The following article was originally published in the Ohio Capital Journal and published on News5Cleveland.com under a content-sharing agreement.
A bill that would establish “intellectual diversity” centers at Ohio State University and the University of Toledo passed by a 4-1 party line vote in the Senate Workforce and Higher Education Committee Wednesday.
Senate Bill 117 would create the Salmon P. Chase Center for Civics, Culture, and Society at Ohio State University and the Institute of American Constitutional Thought and Leadership at the University of Toledo’s College of Law. The bill now awaits further consideration in the Senate.
Sen. Rob McColley, R-Napoleon, and Sen. Jerry Cirino, R-Kirtland, who is also the head of the committee, introduced the bill in May, arguing that university faculty are predominantly liberal.
“This causes a single ideological perspective to dominate academia,” Cirino said during hissponsor testimony less than a month ago. “With the passage of this legislation, we are giving students and their parents’ options within the market to choose an education that is best suited for them.”
Cirino also introduced a gigantic higher education bill that would overhaul college campuses that recently passed in the Senate and is in House committee.
SB 117 would give UT $1 million in fiscal year 2024 and $2 million in fiscal year 2025 for the Institute, and Ohio State $5 million in fiscal years 2024 and 2025 for the Center.
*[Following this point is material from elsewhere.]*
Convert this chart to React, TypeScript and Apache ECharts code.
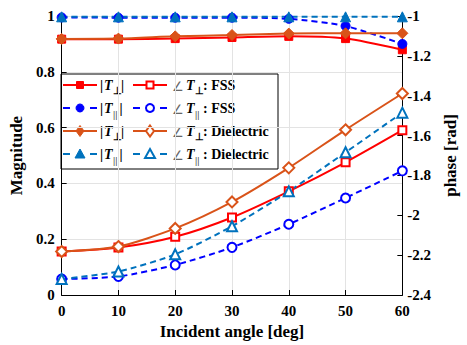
import React, { useEffect, useRef } from "react";
import * as echarts from "echarts";

// Incident angle samples (deg)
const angles = [0, 10, 20, 30, 40, 50, 60];

// Transmission magnitude (left axis)
const magPerpFss = [0.917, 0.917, 0.919, 0.923, 0.927, 0.919, 0.879];
const magParFss = [0.995, 0.994, 0.994, 0.994, 0.99, 0.964, 0.9];
const magPerpDiel = [0.918, 0.919, 0.927, 0.932, 0.937, 0.938, 0.938];
const magParDiel = [0.997, 0.997, 0.997, 0.997, 0.997, 0.997, 0.997];

// Transmission phase in rad (right axis)
const phPerpFss = [-2.182, -2.162, -2.108, -2.011, -1.88, -1.734, -1.573];
const phParFss = [-2.32, -2.307, -2.249, -2.161, -2.045, -1.913, -1.777];
const phPerpDiel = [-2.182, -2.157, -2.066, -1.933, -1.762, -1.571, -1.389];
const phParDiel = [-2.32, -2.282, -2.196, -2.055, -1.88, -1.684, -1.485];

const RED = "#FF0000";
const BLUE = "#0000FF";
const ORANGE = "#D95319";
const LBLUE = "#0072BD";

const FONT = "Liberation Serif, serif";
const DASH = [6, 4];

const pairs = (ys: number[]) => angles.map((a, i) => [a, ys[i]]);

type Spec = {
  data: number[];
  axis: number;
  color: string;
  dashed: boolean;
  symbol: string;
  size: number;
  filled: boolean;
};

const specs: Spec[] = [
  { data: magPerpFss, axis: 0, color: RED, dashed: false, symbol: "rect", size: 8, filled: true },
  { data: magParFss, axis: 0, color: BLUE, dashed: true, symbol: "circle", size: 9, filled: true },
  { data: magPerpDiel, axis: 0, color: ORANGE, dashed: false, symbol: "diamond", size: 11, filled: true },
  { data: magParDiel, axis: 0, color: LBLUE, dashed: true, symbol: "triangle", size: 10, filled: true },
  { data: phPerpFss, axis: 1, color: RED, dashed: false, symbol: "rect", size: 8, filled: false },
  { data: phParFss, axis: 1, color: BLUE, dashed: true, symbol: "circle", size: 9, filled: false },
  { data: phPerpDiel, axis: 1, color: ORANGE, dashed: false, symbol: "diamond", size: 11, filled: false },
  { data: phParDiel, axis: 1, color: LBLUE, dashed: true, symbol: "triangle", size: 10, filled: false },
];

// Marker shapes used inside the legend box
function legendMarker(kind: string, cx: number, cy: number, color: string, filled: boolean): any {
  const style = {
    fill: filled ? color : "#fff",
    stroke: color,
    lineWidth: filled ? 1 : 2,
  };
  if (kind === "rect") {
    return { type: "rect", shape: { x: cx - 3.5, y: cy - 3.5, width: 7, height: 7 }, style };
  }
  if (kind === "circle") {
    return { type: "circle", shape: { cx, cy, r: 4 }, style };
  }
  if (kind === "diamond") {
    return {
      type: "polygon",
      shape: { points: [[cx, cy - 5.5], [cx + 4, cy], [cx, cy + 5.5], [cx - 4, cy]] },
      style,
    };
  }
  return {
    type: "polygon",
    shape: { points: [[cx, cy - 5], [cx + 5, cy + 4], [cx - 5, cy + 4]] },
    style,
  };
}

function legendLine(x1: number, x2: number, y: number, color: string, dashed: boolean): any[] {
  if (dashed) {
    return [
      { type: "line", shape: { x1, y1: y, x2: x1 + 7, y2: y }, style: { stroke: color, lineWidth: 2 } },
      { type: "line", shape: { x1: x2 - 7, y1: y, x2, y2: y }, style: { stroke: color, lineWidth: 2 } },
    ];
  }
  return [{ type: "line", shape: { x1, y1: y, x2, y2: y }, style: { stroke: color, lineWidth: 2 } }];
}

function txt(text: string, x: number, y: number, font: string, fill = "#000"): any {
  return {
    type: "text",
    x,
    y,
    style: { text, font, fill, align: "left", verticalAlign: "middle" },
  };
}

const MAIN = `bold 14px ${FONT}`;
const ITAL = `italic bold 14px ${FONT}`;

function subscript(perp: boolean, x: number, y: number): any {
  return perp
    ? txt("\u22A5", x, y + 5, `bold 10px ${FONT}`)
    : txt("||", x + 0.5, y + 6, `11px ${FONT}`);
}

function buildLegend(): any[] {
  const rows = [85, 108, 131, 154];
  const els: any[] = [
    {
      type: "rect",
      shape: { x: 61, y: 74, width: 217, height: 95 },
      style: { fill: "#fff", stroke: "#000", lineWidth: 1 },
    },
  ];
  const suffix = [": FSS", ": FSS", ": Dielectric", ": Dielectric"];
  rows.forEach((y, r) => {
    const mag = specs[r];
    const ph = specs[r + 4];
    const perp = r % 2 === 0;
    // magnitude column
    els.push(...legendLine(63, 97, y, mag.color, mag.dashed));
    els.push(legendMarker(mag.symbol, 80, y, mag.color, true));
    els.push(txt("|", 100, y, MAIN));
    els.push(txt("T", 104, y, ITAL));
    els.push(subscript(perp, 112.5, y));
    els.push(txt("|", perp ? 121 : 119.5, y, MAIN));
    // phase column
    els.push(...legendLine(133, 167, y, ph.color, ph.dashed));
    els.push(legendMarker(ph.symbol, 150, y, ph.color, false));
    els.push(txt("\u2220", 172, y + 1, `13px ${FONT}`, "#666"));
    els.push(txt("T", 186, y, ITAL));
    els.push(subscript(perp, 194.5, y));
    els.push(txt(suffix[r], 203, y, MAIN));
  });
  return [{ type: "group", z: 100, children: els }];
}

const axisLabelStyle = {
  color: "#000",
  fontFamily: FONT,
  fontWeight: "bold" as const,
  fontSize: 15,
};

const nameStyle = {
  color: "#000",
  fontFamily: FONT,
  fontWeight: "bold" as const,
  fontSize: 17,
};

export default function App() {
  const ref = useRef<HTMLDivElement>(null);

  useEffect(() => {
    if (!ref.current) return;
    const chart = echarts.init(ref.current, undefined, { renderer: "svg" });

    const series = specs.map((s) => ({
      type: "line",
      yAxisIndex: s.axis,
      data: pairs(s.data),
      smooth: 0.25,
      symbol: s.symbol,
      symbolSize: s.size,
      showAllSymbol: true,
      clip: false,
      lineStyle: { color: s.color, width: 2, type: s.dashed ? DASH : "solid" },
      itemStyle: {
        color: s.filled ? s.color : "#fff",
        borderColor: s.color,
        borderWidth: s.filled ? 1 : 2,
      },
      emphasis: { disabled: true },
    }));

    chart.setOption({
      animation: false,
      backgroundColor: "#fff",
      grid: { left: 57, right: 54, top: 16, bottom: 48, containLabel: false },
      xAxis: {
        type: "value",
        min: 0,
        max: 60,
        interval: 10,
        name: "Incident angle [deg]",
        nameLocation: "middle",
        nameGap: 28,
        nameTextStyle: nameStyle,
        axisLine: { show: true, lineStyle: { color: "#000", width: 1 } },
        axisTick: { show: true, inside: true, length: 5, lineStyle: { color: "#000" } },
        axisLabel: { ...axisLabelStyle, margin: 8 },
        splitLine: { show: true, lineStyle: { color: "#e3e3e3", width: 1 } },
      },
      yAxis: [
        {
          type: "value",
          position: "left",
          min: 0,
          max: 1,
          interval: 0.2,
          name: "Magnitude",
          nameLocation: "middle",
          nameRotate: 90,
          nameGap: 31,
          nameTextStyle: nameStyle,
          axisLine: { show: true, lineStyle: { color: "#000", width: 1 } },
          axisTick: { show: true, inside: true, length: 5, lineStyle: { color: "#000" } },
          axisLabel: { ...axisLabelStyle, margin: 7 },
          splitLine: { show: true, lineStyle: { color: "#e3e3e3", width: 1 } },
        },
        {
          type: "value",
          position: "right",
          min: -2.4,
          max: -1,
          interval: 0.2,
          name: "phase [rad]",
          nameLocation: "middle",
          nameRotate: 90,
          nameGap: 36,
          nameTextStyle: nameStyle,
          axisLine: { show: true, lineStyle: { color: "#000", width: 1 } },
          axisTick: { show: true, inside: true, length: 5, lineStyle: { color: "#000" } },
          axisLabel: { ...axisLabelStyle, margin: 5 },
          splitLine: { show: false },
        },
      ],
      series,
      graphic: buildLegend(),
    });

    return () => chart.dispose();
  }, []);

  return (
    <div
      ref={ref}
      style={{ position: "fixed", left: 0, top: 0, width: 467, height: 345 }}
    />
  );
}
UT Law Professor Lee Strang first got the idea for the institute in 2019.
A substitute bill was passed during Wednesday’s committee that would put the Chase Center in Ohio State’s John Glenn College of Public Affairs.
Nearly a dozen students and faculty at both institutions have spoken out against the bill.
Opponent testimony
Before taking a vote on SB 117, the committee heard opponent testimony from three people and 17 people submitted written opponent testimony.
Maria Vitória de Rezende Grisi, a second year Ph.D. student at Ohio State University, questioned the meaning of the phrase “intellectual diversity.”
“Everybody has been asking this question and it still goes unanswered,” she said. “We demand a clarification, this bill needs to specify what is intellectual diversity, and at least show studies that prove this is missing in the University of Toledo and OSU.”
Wahinya Njau, a graduate of Ohio State and incoming graduate student at Kent State University, supports having more historical studies, civics education and more civil discourse, but doesn’t like the way the bill is structured.
“My worry regarding the proposed legislation is the continued slow encroachment of the state micro-managing the experience of higher education in Ohio,” he said.
He worries the centers would lack internal support from the universities.
“A center such as this would forever have an air of illegitimacy compared to the already existing centers on OSU’s campus that were homegrown through the engagement of both faculty and students,” Njau said.
Instead of creating new centers, he suggests legislators work with the universities to strengthen their already existing centers, like Ohio State’s more than 70 centers.
“Utilizing the power of the General Assembly to force a state government-mandated center into a public university is inappropriate,” Njau said.